(631d) Comparison of Explicit and Implicit Representations of Coverage Dependence on the Microkinetics of Catalytic Reactions

Surface science experiments and density functional theory calculations face a common challenge in connecting to catalytic reality. In both cases, model systems are examined at conditions that differ from that of catalytic reality, in particular in terms of the pressures of the reacting species. In DFT calculations, that pressure gap manifests itself as adsorbate coverages that differ from computational models to reaction conditions. Those coverage gaps will impact absolute rates, rate orders, and rate controlling steps and may well influence the relative performance of different materials for a particular reaction. In this work, we illustrate the effects of adsorbate coverage within a simplified two-step reaction network inspired by ammonia synthesis and NO oxidation.

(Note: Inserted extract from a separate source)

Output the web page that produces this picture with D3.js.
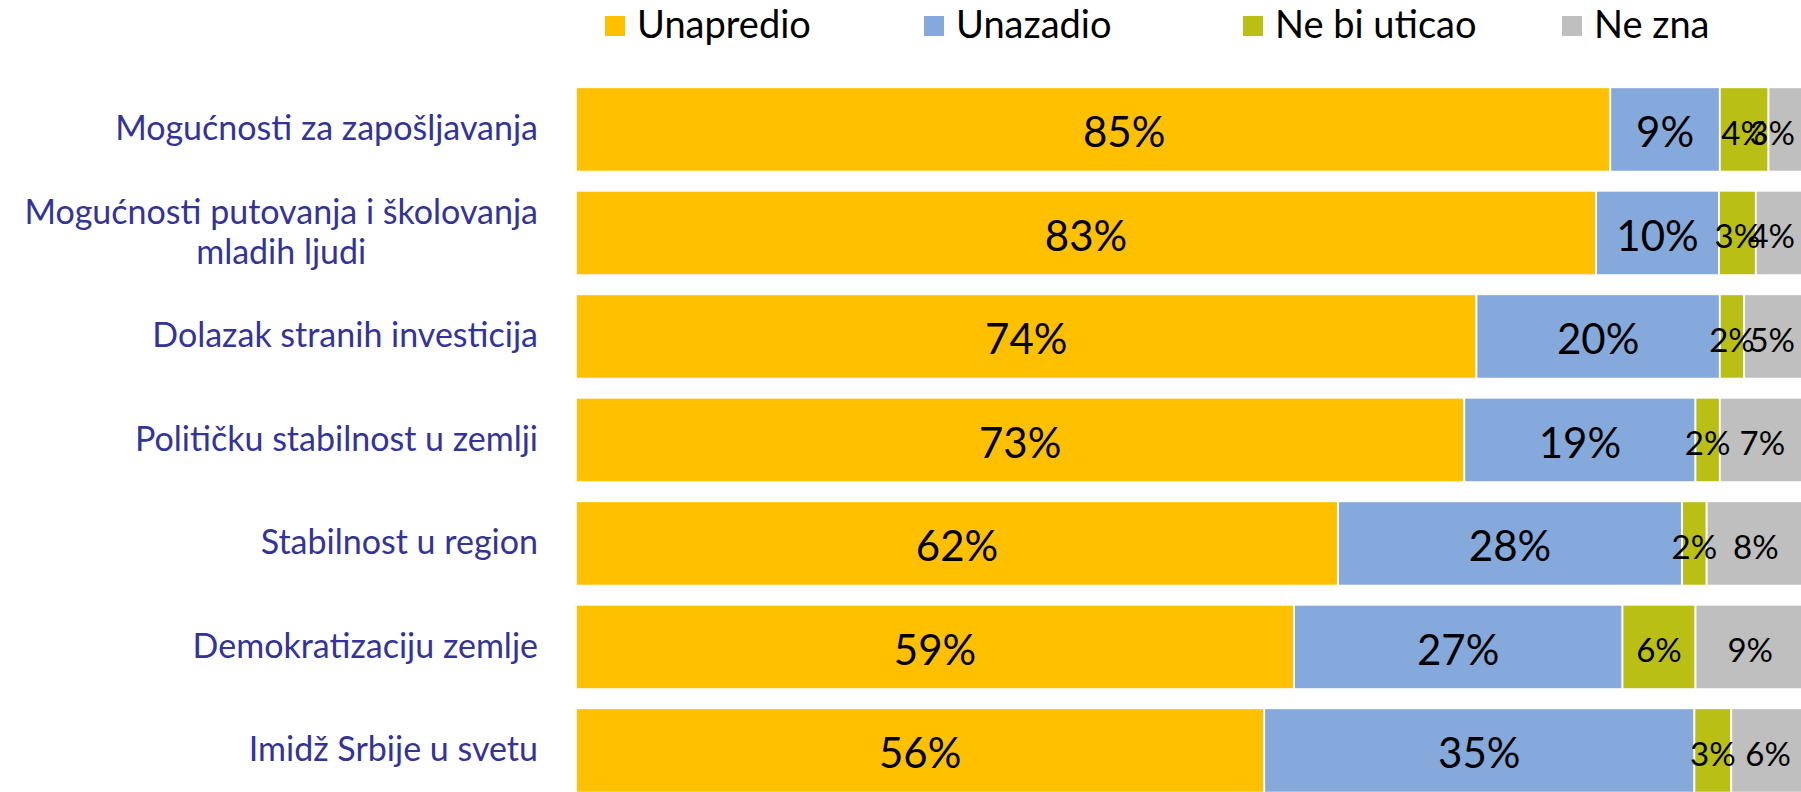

We examine how rates, rate orders, apparent activation energies, and Sabatier plots respond to increasing inclusion of explicit lateral adsorbate interactions using a lattice-based kinetic Monte Carlo(kMC) framework. We subsequently formulate and solve the same kinetic system within a coverage-explicit mean field model. We highlight the performance of conventional parameterization schemes relative to the kMC results and identify opportunities for improving upon those mean-field parameterizations to yield rates and rate sensitivities more faithful to the underlying adsorbate interactions.